Problem description :: Without including any images, reproduce each entry exactly.

Dataset rows ::
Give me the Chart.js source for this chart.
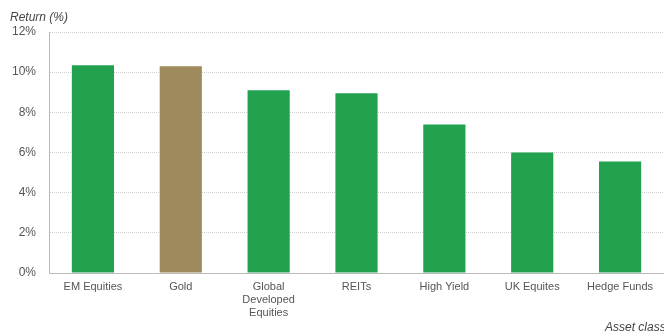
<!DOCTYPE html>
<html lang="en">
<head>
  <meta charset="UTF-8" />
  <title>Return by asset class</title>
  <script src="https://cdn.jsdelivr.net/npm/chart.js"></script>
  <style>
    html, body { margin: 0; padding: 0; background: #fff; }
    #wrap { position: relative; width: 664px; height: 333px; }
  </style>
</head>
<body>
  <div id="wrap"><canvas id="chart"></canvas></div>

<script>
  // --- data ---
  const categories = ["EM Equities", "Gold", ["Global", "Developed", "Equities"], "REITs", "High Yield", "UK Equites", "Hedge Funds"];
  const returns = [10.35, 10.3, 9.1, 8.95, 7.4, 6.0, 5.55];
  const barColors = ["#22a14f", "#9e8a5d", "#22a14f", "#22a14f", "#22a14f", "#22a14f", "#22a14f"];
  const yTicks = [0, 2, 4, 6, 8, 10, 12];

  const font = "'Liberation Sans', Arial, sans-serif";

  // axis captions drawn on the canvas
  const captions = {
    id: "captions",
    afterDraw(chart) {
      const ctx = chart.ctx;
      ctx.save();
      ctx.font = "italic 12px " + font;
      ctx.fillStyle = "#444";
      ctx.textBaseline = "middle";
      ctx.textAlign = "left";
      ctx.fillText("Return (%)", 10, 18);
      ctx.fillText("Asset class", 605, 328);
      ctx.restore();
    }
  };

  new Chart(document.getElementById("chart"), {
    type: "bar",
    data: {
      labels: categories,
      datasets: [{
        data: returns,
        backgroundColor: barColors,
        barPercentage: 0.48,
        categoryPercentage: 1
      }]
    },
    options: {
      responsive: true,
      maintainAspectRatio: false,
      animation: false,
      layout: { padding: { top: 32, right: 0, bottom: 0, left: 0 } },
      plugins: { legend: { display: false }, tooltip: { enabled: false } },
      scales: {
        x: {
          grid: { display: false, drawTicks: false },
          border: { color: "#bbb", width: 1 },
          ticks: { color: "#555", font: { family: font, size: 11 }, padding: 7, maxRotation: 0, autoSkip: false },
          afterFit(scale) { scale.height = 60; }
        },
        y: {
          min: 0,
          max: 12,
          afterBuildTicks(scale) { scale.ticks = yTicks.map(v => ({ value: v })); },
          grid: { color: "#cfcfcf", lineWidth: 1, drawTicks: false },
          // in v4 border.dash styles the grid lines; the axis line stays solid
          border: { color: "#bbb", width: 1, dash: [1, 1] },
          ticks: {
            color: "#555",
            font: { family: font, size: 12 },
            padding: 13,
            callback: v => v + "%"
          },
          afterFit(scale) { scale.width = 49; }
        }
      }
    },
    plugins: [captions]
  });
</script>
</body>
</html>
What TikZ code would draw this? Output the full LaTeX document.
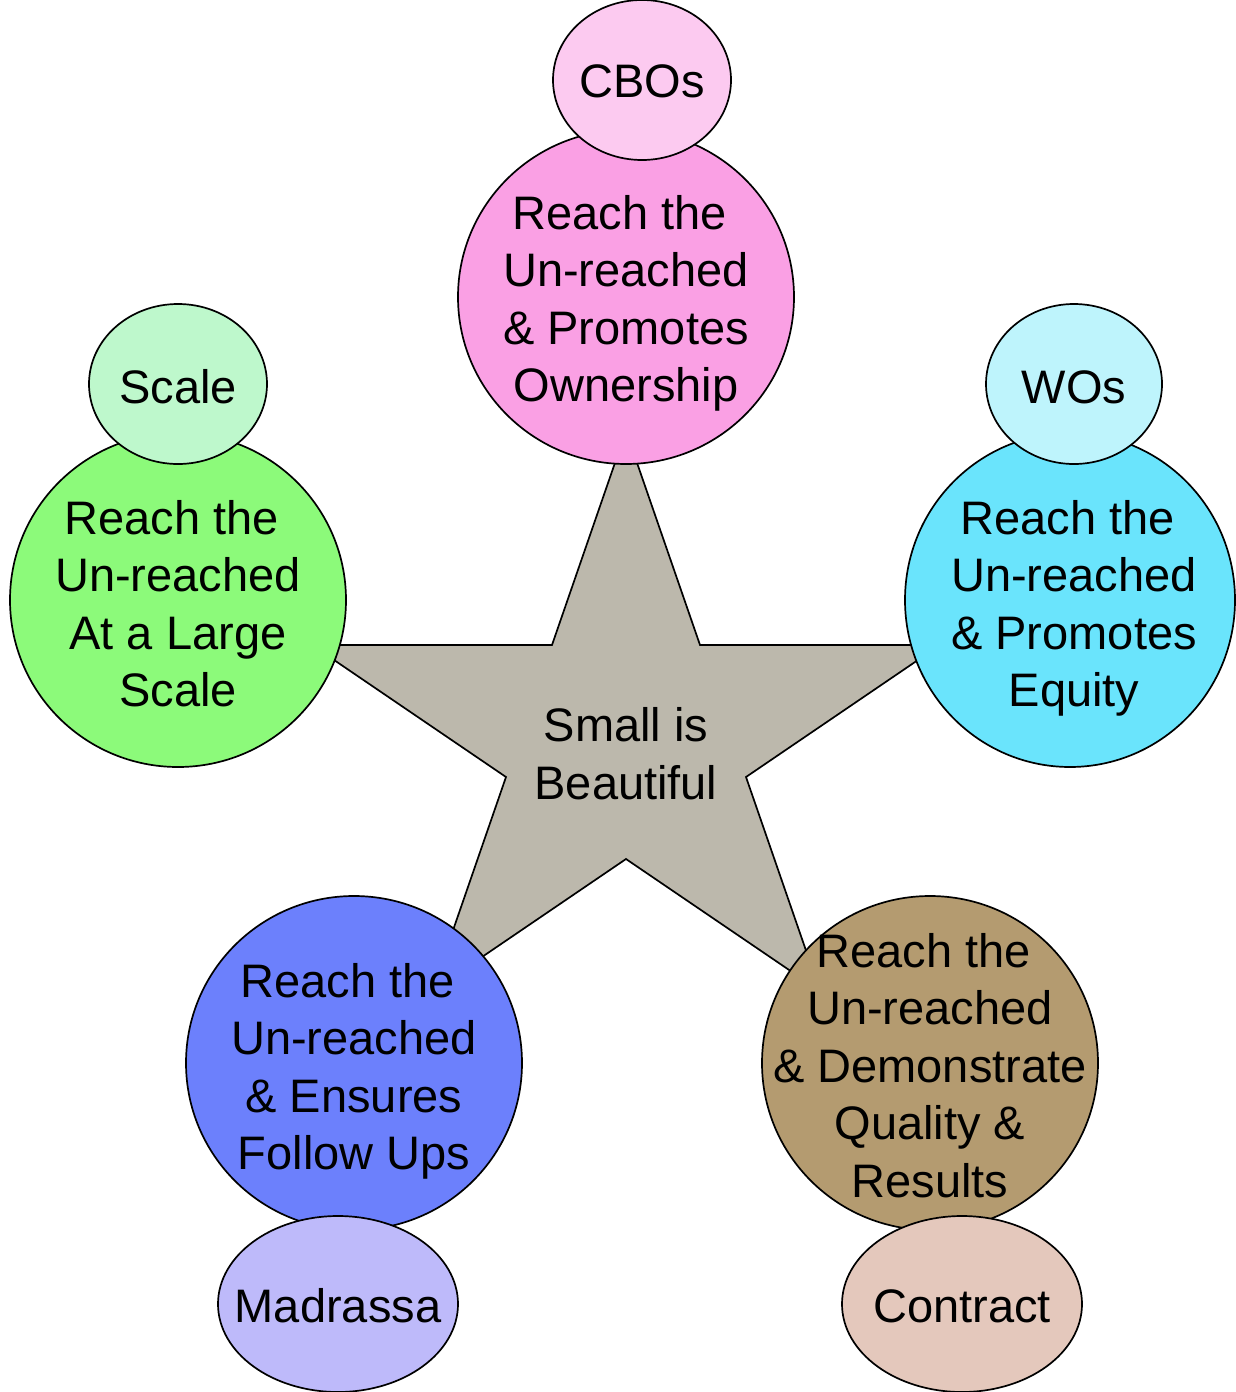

Written solution ::
Give me the Chart.js source for this chart.
<!DOCTYPE html>
<html lang="en">
<head>
  <meta charset="UTF-8" />
  <title>Return by asset class</title>
  <script src="https://cdn.jsdelivr.net/npm/chart.js"></script>
  <style>
    html, body { margin: 0; padding: 0; background: #fff; }
    #wrap { position: relative; width: 664px; height: 333px; }
  </style>
</head>
<body>
  <div id="wrap"><canvas id="chart"></canvas></div>

<script>
  // --- data ---
  const categories = ["EM Equities", "Gold", ["Global", "Developed", "Equities"], "REITs", "High Yield", "UK Equites", "Hedge Funds"];
  const returns = [10.35, 10.3, 9.1, 8.95, 7.4, 6.0, 5.55];
  const barColors = ["#22a14f", "#9e8a5d", "#22a14f", "#22a14f", "#22a14f", "#22a14f", "#22a14f"];
  const yTicks = [0, 2, 4, 6, 8, 10, 12];

  const font = "'Liberation Sans', Arial, sans-serif";

  // axis captions drawn on the canvas
  const captions = {
    id: "captions",
    afterDraw(chart) {
      const ctx = chart.ctx;
      ctx.save();
      ctx.font = "italic 12px " + font;
      ctx.fillStyle = "#444";
      ctx.textBaseline = "middle";
      ctx.textAlign = "left";
      ctx.fillText("Return (%)", 10, 18);
      ctx.fillText("Asset class", 605, 328);
      ctx.restore();
    }
  };

  new Chart(document.getElementById("chart"), {
    type: "bar",
    data: {
      labels: categories,
      datasets: [{
        data: returns,
        backgroundColor: barColors,
        barPercentage: 0.48,
        categoryPercentage: 1
      }]
    },
    options: {
      responsive: true,
      maintainAspectRatio: false,
      animation: false,
      layout: { padding: { top: 32, right: 0, bottom: 0, left: 0 } },
      plugins: { legend: { display: false }, tooltip: { enabled: false } },
      scales: {
        x: {
          grid: { display: false, drawTicks: false },
          border: { color: "#bbb", width: 1 },
          ticks: { color: "#555", font: { family: font, size: 11 }, padding: 7, maxRotation: 0, autoSkip: false },
          afterFit(scale) { scale.height = 60; }
        },
        y: {
          min: 0,
          max: 12,
          afterBuildTicks(scale) { scale.ticks = yTicks.map(v => ({ value: v })); },
          grid: { color: "#cfcfcf", lineWidth: 1, drawTicks: false },
          // in v4 border.dash styles the grid lines; the axis line stays solid
          border: { color: "#bbb", width: 1, dash: [1, 1] },
          ticks: {
            color: "#555",
            font: { family: font, size: 12 },
            padding: 13,
            callback: v => v + "%"
          },
          afterFit(scale) { scale.width = 49; }
        }
      }
    },
    plugins: [captions]
  });
</script>
</body>
</html>
What TikZ code would draw this? Output the full LaTeX document.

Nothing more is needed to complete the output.